» Given problem:
Go through the listing and return every line with "this" in it.

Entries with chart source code
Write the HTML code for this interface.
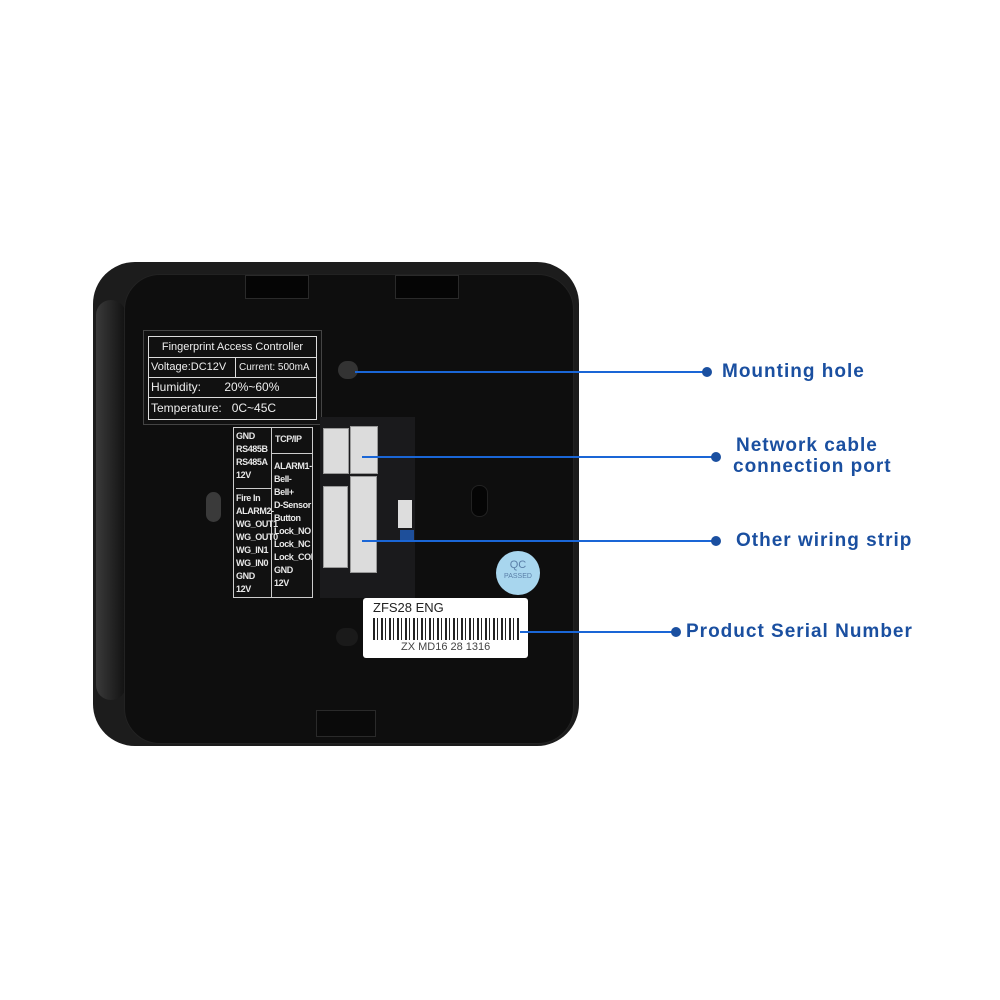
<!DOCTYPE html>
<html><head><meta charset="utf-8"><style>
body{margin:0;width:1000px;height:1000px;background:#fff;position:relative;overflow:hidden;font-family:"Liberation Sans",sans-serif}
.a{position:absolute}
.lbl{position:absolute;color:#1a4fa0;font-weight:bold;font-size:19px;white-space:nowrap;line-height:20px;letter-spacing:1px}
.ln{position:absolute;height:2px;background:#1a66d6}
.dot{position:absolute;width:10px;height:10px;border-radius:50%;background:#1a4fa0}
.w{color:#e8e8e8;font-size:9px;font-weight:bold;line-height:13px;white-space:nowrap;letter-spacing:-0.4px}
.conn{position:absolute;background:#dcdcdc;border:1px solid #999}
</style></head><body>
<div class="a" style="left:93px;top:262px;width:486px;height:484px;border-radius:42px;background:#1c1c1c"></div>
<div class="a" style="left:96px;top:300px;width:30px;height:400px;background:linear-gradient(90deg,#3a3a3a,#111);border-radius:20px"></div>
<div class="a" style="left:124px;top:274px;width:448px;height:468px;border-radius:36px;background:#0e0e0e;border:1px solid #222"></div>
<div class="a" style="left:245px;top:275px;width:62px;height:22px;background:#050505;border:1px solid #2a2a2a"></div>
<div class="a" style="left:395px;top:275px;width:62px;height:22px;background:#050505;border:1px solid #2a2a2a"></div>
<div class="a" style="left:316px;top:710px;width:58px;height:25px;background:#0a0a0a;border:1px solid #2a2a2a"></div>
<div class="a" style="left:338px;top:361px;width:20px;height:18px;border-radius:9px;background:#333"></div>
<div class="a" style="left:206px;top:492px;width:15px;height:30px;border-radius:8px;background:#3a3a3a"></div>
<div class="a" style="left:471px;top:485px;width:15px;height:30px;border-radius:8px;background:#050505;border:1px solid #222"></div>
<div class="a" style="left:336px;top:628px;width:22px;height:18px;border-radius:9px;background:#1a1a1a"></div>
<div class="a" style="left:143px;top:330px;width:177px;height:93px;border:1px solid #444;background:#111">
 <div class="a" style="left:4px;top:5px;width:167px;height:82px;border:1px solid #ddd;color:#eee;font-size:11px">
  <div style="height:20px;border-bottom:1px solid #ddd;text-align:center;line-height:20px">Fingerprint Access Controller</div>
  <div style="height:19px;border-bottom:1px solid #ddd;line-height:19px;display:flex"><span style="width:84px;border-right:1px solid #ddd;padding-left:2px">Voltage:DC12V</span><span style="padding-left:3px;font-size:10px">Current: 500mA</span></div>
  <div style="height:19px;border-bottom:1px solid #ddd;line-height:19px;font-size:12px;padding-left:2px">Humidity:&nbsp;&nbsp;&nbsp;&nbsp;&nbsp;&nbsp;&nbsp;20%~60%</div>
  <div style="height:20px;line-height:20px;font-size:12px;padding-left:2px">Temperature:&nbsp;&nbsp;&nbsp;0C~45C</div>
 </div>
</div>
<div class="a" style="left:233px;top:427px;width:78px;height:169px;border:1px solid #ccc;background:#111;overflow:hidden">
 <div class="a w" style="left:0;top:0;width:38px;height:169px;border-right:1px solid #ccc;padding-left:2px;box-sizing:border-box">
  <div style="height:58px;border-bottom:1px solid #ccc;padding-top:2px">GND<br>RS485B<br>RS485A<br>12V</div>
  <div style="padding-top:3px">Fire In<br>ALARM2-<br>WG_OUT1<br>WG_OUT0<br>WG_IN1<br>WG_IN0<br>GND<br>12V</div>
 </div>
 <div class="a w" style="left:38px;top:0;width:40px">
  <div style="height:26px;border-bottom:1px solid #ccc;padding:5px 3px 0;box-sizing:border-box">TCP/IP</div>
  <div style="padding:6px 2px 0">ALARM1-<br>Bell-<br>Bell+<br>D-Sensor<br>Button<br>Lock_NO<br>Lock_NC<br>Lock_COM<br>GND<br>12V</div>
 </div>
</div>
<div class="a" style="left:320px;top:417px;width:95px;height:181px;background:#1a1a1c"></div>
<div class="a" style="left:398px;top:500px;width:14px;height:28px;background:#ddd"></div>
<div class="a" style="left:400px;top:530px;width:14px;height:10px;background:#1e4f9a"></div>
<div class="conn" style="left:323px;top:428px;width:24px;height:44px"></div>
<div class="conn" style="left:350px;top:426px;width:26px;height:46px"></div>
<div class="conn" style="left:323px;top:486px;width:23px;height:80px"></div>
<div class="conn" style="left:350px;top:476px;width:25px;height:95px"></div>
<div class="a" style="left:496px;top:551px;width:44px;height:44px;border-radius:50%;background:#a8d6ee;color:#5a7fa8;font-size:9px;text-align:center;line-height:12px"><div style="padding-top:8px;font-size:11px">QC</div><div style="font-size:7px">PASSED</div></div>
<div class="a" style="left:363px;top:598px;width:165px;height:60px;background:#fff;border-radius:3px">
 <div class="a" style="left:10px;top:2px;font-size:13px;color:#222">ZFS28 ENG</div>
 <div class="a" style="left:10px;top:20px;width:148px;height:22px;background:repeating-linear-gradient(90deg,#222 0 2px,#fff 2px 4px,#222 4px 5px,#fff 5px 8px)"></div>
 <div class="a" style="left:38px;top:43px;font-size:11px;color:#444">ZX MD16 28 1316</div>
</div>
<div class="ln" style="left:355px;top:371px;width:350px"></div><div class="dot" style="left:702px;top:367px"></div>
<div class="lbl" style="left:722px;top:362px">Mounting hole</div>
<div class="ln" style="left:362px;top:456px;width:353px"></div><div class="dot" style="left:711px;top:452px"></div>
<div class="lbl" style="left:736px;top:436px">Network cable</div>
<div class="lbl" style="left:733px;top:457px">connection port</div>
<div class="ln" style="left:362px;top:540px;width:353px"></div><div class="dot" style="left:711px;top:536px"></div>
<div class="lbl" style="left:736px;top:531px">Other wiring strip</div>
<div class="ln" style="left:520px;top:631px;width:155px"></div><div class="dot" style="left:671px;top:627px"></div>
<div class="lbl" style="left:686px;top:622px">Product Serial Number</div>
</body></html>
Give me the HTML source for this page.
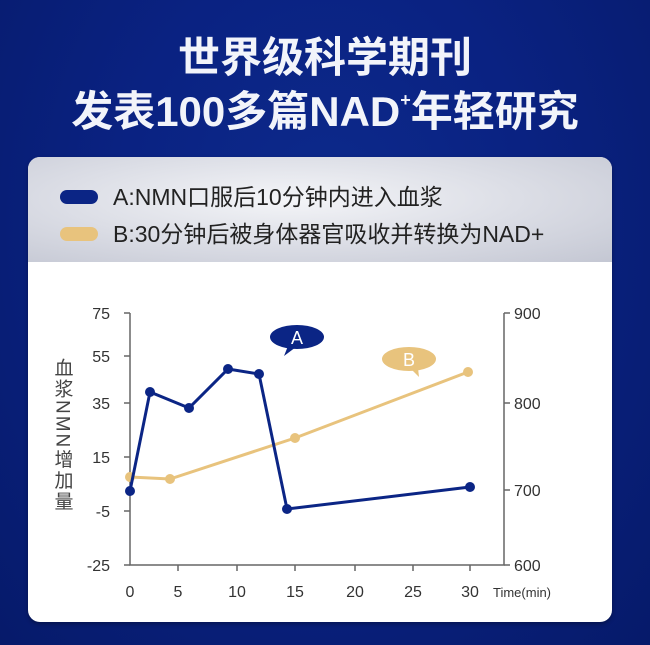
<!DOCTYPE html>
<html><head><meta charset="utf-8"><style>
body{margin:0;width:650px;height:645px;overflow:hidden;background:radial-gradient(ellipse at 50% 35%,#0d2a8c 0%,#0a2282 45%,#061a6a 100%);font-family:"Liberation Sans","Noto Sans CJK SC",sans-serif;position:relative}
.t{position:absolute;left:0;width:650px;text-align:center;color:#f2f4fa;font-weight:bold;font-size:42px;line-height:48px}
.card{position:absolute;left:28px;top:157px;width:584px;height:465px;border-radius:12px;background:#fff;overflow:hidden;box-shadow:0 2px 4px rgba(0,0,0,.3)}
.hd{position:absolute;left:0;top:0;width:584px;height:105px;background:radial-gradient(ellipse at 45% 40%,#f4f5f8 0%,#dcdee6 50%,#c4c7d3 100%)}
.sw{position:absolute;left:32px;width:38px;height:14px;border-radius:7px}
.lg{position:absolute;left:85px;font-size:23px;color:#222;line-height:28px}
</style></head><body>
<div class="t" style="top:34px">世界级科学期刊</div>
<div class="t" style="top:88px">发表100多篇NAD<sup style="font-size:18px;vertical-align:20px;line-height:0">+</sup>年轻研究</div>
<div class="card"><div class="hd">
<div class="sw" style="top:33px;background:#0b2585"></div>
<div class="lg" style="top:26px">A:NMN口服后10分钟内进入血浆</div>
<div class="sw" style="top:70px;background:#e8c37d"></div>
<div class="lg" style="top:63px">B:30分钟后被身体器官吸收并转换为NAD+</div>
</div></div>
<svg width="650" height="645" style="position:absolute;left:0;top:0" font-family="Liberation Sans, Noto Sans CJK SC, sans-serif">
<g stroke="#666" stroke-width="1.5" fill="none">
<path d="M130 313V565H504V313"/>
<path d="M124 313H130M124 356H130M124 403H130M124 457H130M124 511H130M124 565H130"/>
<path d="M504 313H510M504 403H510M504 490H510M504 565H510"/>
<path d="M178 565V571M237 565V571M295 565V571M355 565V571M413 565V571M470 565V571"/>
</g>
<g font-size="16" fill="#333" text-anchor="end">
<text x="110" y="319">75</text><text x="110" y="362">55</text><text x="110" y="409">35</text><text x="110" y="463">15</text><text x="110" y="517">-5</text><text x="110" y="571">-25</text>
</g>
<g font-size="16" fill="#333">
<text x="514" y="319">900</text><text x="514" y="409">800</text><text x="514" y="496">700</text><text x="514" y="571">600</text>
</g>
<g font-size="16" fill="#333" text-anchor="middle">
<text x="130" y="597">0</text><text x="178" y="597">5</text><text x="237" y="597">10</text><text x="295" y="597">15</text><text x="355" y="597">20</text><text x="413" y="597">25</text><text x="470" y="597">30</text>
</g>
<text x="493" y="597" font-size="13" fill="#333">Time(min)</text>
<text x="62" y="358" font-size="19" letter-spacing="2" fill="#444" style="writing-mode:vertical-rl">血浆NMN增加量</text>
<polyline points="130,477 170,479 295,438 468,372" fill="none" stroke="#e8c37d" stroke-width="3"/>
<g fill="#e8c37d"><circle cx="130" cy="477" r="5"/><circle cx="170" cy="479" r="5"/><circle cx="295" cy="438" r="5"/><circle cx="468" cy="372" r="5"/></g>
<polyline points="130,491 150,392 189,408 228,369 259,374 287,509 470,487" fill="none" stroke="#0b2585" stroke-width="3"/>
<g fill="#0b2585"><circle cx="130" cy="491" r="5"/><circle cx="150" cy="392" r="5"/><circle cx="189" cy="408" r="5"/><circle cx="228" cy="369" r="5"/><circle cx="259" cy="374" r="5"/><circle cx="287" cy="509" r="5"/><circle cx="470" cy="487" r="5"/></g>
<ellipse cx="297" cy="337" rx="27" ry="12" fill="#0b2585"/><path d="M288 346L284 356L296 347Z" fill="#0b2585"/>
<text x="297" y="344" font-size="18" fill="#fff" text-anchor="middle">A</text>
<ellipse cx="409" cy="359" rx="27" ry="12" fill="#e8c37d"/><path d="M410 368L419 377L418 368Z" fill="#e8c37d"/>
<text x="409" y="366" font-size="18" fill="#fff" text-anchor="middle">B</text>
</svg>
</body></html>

» Final result:
Write the HTML code for this interface.
Give me the HTML source for this page.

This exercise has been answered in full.